Cape Verde

Cape Verde

Monday, February 28, 2011

Somewhere over the rainbow

Adaptation is a funny thing. A primary goal in Peace Corps is integration. Yet one of the things that becomes difficult to grapple with is becoming accustomed to life and no longer feeling as though everything is exciting and new. There's not even sides, this is just the same coin.

A friend of a friend served in Senegal years ago and before I left the States, she wrote me a wonderful heartfelt letter of advice and thoughts on two years of service in a foreign culture. One of the things that she wrote is that one day I would likely wake up and find that things that used to be mysterious and exhilarating would feel normal, and it may result in feeling like I've fallen in a slump. I have to say that this part of service has been true for me. As it is with everything, really. But the great thing is that occasionally unexpected things happen that can puncture the mundane when I find myself slipping into routine.

A good example was this past week, when I was slowly trudging up the hill to my house, explaining to a student once again that I wasn't going to leave him my computer when I leave, nor my Ipod, and no, not all Americans are rich. It was getting tiring; the smiles and friendly gestures from this kid had been replaced by constant requests for electronics or food. He used to be my favorite, until he called me a bitch. But the point is that I was feeling a little disheartened, and more than a bit disrespected.

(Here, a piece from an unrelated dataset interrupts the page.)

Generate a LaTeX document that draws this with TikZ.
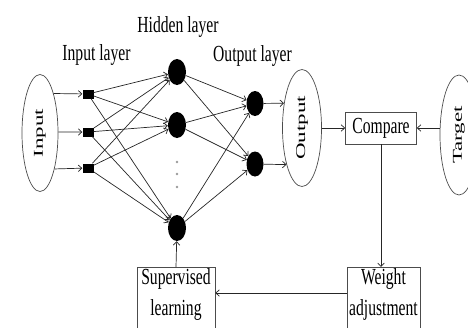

About halfway to my house, we noticed a little piglet standing in the street. Patrick, my student, asked me if it was mine, which of course it was not, and a few steps later the piglet noticed us coming. There was a brief moment of panic and it started to run in different directions to find which way to go. At this section of cobblestone street there are high walls to either side, and it couldn't duck into the crispy tall grass that has yellowed along the sides of most stretches of road. It turned around to run away from us, and I realized that its front and hind legs on the left side had been tied together to keep it in place, which evidently didn't do the trick. So the best it really accomplished was a ridiculous lopsided sprint.

As we continued up the hill, looking around to see who it could belong to, I saw my friend Junior running down the length of the wall on my right side. He disappeared for a moment and I wondered if he was out for a jog or if he even knew about the lost piglet in the road, when all of a sudden he burst out from the bushes and landed a few feet below in the middle of the street. Both he and the piglet paused for a brief second and locked eyes before the piglet turned toward us and hobbled past with a frantic squeal. Junior took off after it. The piglet started swerving in all directions to try to outmaneuver him, and after a few failed attempts to catch it, Junior jumped over the animal, landing on his left foot and simultaneously reaching back to tap it with his right in a perfect stop that would make Benfica proud.

Of course, Patrick and I had stopped to watch all of this. We were close enough to have been considered involved in the chaos but neither Junior nor the piglet seemed to notice us. The piglet stayed in the patch of grass he'd been stopped in and, victorious, Junior picked up the little pig by the front legs and stopped for quick greeting and kiss on the cheeks before heroically returning the lost livestock to an elderly woman who was still gushing her gratitude as Patrick and I turned the corner. It caught me completely off guard. As soon as I feel as though I "get used to" this place, something happens that I can almost not even react to it's so absurd, and I remember where I am.

I've been taking more notice of the strange little things that knock me on my ass and place me back on my little isolated island when I've allowed myself to forget where I am: an epic piglet chase, sitting on a rock heated by the sun and shelling peanuts with a friend, stumbling on a fisherman friend fishing from the divider of a road and stopping for a moment just to talk, long Hiace rides crammed between a fish lady and a young mother with her child. The part that really strikes me is that now I have the weird passive, float-away-from-reality experience about the life I used to have, and when I find myself whirling back to reality, I find myself ending up grounded in the place that I used to dream of going to. That part is still surreal.